◆ **WHAT TO PRODUCE**
Skip the pictures and quote all of the lines exactly.

◆ **PROVIDED DATA**
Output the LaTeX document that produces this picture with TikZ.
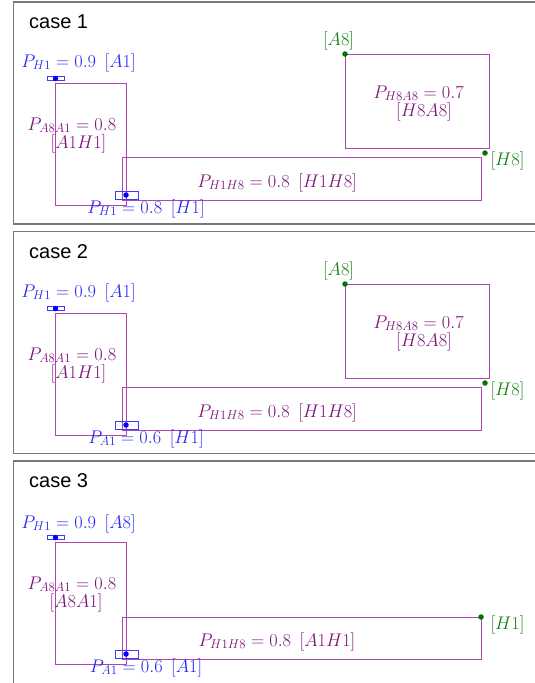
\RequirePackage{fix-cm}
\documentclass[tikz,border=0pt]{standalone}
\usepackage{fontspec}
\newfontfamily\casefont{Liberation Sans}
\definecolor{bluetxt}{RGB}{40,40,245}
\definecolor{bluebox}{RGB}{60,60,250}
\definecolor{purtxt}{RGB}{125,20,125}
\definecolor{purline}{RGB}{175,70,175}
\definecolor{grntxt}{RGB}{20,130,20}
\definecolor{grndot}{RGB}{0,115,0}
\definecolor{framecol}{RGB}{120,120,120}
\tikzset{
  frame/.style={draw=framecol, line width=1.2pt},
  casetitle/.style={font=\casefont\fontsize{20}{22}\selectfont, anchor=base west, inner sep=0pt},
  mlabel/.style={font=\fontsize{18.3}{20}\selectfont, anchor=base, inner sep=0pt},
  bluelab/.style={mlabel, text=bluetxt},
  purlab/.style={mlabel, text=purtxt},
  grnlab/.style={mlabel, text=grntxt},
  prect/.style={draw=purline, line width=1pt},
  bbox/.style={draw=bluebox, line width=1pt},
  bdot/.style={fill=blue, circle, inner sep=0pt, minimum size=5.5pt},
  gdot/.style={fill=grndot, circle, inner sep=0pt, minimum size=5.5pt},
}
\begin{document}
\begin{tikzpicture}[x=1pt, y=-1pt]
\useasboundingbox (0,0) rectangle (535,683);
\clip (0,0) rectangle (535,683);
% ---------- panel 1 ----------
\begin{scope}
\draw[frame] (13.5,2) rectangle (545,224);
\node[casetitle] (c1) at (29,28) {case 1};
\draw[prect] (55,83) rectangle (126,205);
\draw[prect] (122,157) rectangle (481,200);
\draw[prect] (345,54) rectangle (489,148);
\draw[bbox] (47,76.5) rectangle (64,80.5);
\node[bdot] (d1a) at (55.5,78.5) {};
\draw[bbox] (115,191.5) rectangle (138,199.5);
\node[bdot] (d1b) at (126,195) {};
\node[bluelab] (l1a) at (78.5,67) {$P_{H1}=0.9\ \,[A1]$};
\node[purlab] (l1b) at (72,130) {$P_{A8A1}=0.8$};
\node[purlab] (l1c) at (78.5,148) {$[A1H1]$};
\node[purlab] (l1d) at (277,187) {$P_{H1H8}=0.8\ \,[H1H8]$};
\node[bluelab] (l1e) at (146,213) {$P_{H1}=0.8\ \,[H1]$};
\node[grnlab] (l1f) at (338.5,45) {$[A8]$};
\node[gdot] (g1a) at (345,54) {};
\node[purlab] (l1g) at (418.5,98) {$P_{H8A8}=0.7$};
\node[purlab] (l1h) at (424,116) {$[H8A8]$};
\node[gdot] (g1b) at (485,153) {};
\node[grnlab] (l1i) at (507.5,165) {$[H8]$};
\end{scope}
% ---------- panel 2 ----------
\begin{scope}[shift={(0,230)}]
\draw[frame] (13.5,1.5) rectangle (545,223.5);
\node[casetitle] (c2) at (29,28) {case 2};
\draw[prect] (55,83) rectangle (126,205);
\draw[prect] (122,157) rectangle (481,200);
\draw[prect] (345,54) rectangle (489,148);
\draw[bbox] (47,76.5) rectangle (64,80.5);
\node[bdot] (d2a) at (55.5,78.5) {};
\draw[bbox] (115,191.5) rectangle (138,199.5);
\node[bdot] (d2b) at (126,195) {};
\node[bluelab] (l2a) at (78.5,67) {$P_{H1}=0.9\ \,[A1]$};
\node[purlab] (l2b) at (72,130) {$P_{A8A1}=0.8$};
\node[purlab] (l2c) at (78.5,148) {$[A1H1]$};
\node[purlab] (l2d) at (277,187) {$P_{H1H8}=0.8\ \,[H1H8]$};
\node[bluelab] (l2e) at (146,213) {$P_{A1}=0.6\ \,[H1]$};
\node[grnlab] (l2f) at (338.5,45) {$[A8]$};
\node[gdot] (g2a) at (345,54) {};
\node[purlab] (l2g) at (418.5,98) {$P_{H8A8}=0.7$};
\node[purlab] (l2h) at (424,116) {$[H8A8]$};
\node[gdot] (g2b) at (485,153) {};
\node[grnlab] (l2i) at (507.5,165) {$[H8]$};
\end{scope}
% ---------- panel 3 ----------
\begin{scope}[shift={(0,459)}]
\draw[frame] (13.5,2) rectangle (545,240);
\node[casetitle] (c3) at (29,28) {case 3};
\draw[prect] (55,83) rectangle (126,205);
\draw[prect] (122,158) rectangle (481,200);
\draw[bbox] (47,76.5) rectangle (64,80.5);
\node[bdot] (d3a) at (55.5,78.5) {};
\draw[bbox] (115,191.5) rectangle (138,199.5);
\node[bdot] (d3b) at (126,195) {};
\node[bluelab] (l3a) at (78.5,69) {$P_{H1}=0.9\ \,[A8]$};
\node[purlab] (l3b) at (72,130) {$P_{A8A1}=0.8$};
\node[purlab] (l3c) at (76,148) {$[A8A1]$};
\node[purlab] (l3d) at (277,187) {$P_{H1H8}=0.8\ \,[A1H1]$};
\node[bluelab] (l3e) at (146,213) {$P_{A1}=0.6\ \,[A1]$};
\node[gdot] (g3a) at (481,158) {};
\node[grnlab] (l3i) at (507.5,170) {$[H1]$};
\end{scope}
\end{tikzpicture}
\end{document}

◆ **THE SOLUTION**
Output the LaTeX document that produces this picture with TikZ.
\RequirePackage{fix-cm}
\documentclass[tikz,border=0pt]{standalone}
\usepackage{fontspec}
\newfontfamily\casefont{Liberation Sans}
\definecolor{bluetxt}{RGB}{40,40,245}
\definecolor{bluebox}{RGB}{60,60,250}
\definecolor{purtxt}{RGB}{125,20,125}
\definecolor{purline}{RGB}{175,70,175}
\definecolor{grntxt}{RGB}{20,130,20}
\definecolor{grndot}{RGB}{0,115,0}
\definecolor{framecol}{RGB}{120,120,120}
\tikzset{
  frame/.style={draw=framecol, line width=1.2pt},
  casetitle/.style={font=\casefont\fontsize{20}{22}\selectfont, anchor=base west, inner sep=0pt},
  mlabel/.style={font=\fontsize{18.3}{20}\selectfont, anchor=base, inner sep=0pt},
  bluelab/.style={mlabel, text=bluetxt},
  purlab/.style={mlabel, text=purtxt},
  grnlab/.style={mlabel, text=grntxt},
  prect/.style={draw=purline, line width=1pt},
  bbox/.style={draw=bluebox, line width=1pt},
  bdot/.style={fill=blue, circle, inner sep=0pt, minimum size=5.5pt},
  gdot/.style={fill=grndot, circle, inner sep=0pt, minimum size=5.5pt},
}
\begin{document}
\begin{tikzpicture}[x=1pt, y=-1pt]
\useasboundingbox (0,0) rectangle (535,683);
\clip (0,0) rectangle (535,683);
% ---------- panel 1 ----------
\begin{scope}
\draw[frame] (13.5,2) rectangle (545,224);
\node[casetitle] (c1) at (29,28) {case 1};
\draw[prect] (55,83) rectangle (126,205);
\draw[prect] (122,157) rectangle (481,200);
\draw[prect] (345,54) rectangle (489,148);
\draw[bbox] (47,76.5) rectangle (64,80.5);
\node[bdot] (d1a) at (55.5,78.5) {};
\draw[bbox] (115,191.5) rectangle (138,199.5);
\node[bdot] (d1b) at (126,195) {};
\node[bluelab] (l1a) at (78.5,67) {$P_{H1}=0.9\ \,[A1]$};
\node[purlab] (l1b) at (72,130) {$P_{A8A1}=0.8$};
\node[purlab] (l1c) at (78.5,148) {$[A1H1]$};
\node[purlab] (l1d) at (277,187) {$P_{H1H8}=0.8\ \,[H1H8]$};
\node[bluelab] (l1e) at (146,213) {$P_{H1}=0.8\ \,[H1]$};
\node[grnlab] (l1f) at (338.5,45) {$[A8]$};
\node[gdot] (g1a) at (345,54) {};
\node[purlab] (l1g) at (418.5,98) {$P_{H8A8}=0.7$};
\node[purlab] (l1h) at (424,116) {$[H8A8]$};
\node[gdot] (g1b) at (485,153) {};
\node[grnlab] (l1i) at (507.5,165) {$[H8]$};
\end{scope}
% ---------- panel 2 ----------
\begin{scope}[shift={(0,230)}]
\draw[frame] (13.5,1.5) rectangle (545,223.5);
\node[casetitle] (c2) at (29,28) {case 2};
\draw[prect] (55,83) rectangle (126,205);
\draw[prect] (122,157) rectangle (481,200);
\draw[prect] (345,54) rectangle (489,148);
\draw[bbox] (47,76.5) rectangle (64,80.5);
\node[bdot] (d2a) at (55.5,78.5) {};
\draw[bbox] (115,191.5) rectangle (138,199.5);
\node[bdot] (d2b) at (126,195) {};
\node[bluelab] (l2a) at (78.5,67) {$P_{H1}=0.9\ \,[A1]$};
\node[purlab] (l2b) at (72,130) {$P_{A8A1}=0.8$};
\node[purlab] (l2c) at (78.5,148) {$[A1H1]$};
\node[purlab] (l2d) at (277,187) {$P_{H1H8}=0.8\ \,[H1H8]$};
\node[bluelab] (l2e) at (146,213) {$P_{A1}=0.6\ \,[H1]$};
\node[grnlab] (l2f) at (338.5,45) {$[A8]$};
\node[gdot] (g2a) at (345,54) {};
\node[purlab] (l2g) at (418.5,98) {$P_{H8A8}=0.7$};
\node[purlab] (l2h) at (424,116) {$[H8A8]$};
\node[gdot] (g2b) at (485,153) {};
\node[grnlab] (l2i) at (507.5,165) {$[H8]$};
\end{scope}
% ---------- panel 3 ----------
\begin{scope}[shift={(0,459)}]
\draw[frame] (13.5,2) rectangle (545,240);
\node[casetitle] (c3) at (29,28) {case 3};
\draw[prect] (55,83) rectangle (126,205);
\draw[prect] (122,158) rectangle (481,200);
\draw[bbox] (47,76.5) rectangle (64,80.5);
\node[bdot] (d3a) at (55.5,78.5) {};
\draw[bbox] (115,191.5) rectangle (138,199.5);
\node[bdot] (d3b) at (126,195) {};
\node[bluelab] (l3a) at (78.5,69) {$P_{H1}=0.9\ \,[A8]$};
\node[purlab] (l3b) at (72,130) {$P_{A8A1}=0.8$};
\node[purlab] (l3c) at (76,148) {$[A8A1]$};
\node[purlab] (l3d) at (277,187) {$P_{H1H8}=0.8\ \,[A1H1]$};
\node[bluelab] (l3e) at (146,213) {$P_{A1}=0.6\ \,[A1]$};
\node[gdot] (g3a) at (481,158) {};
\node[grnlab] (l3i) at (507.5,170) {$[H1]$};
\end{scope}
\end{tikzpicture}
\end{document}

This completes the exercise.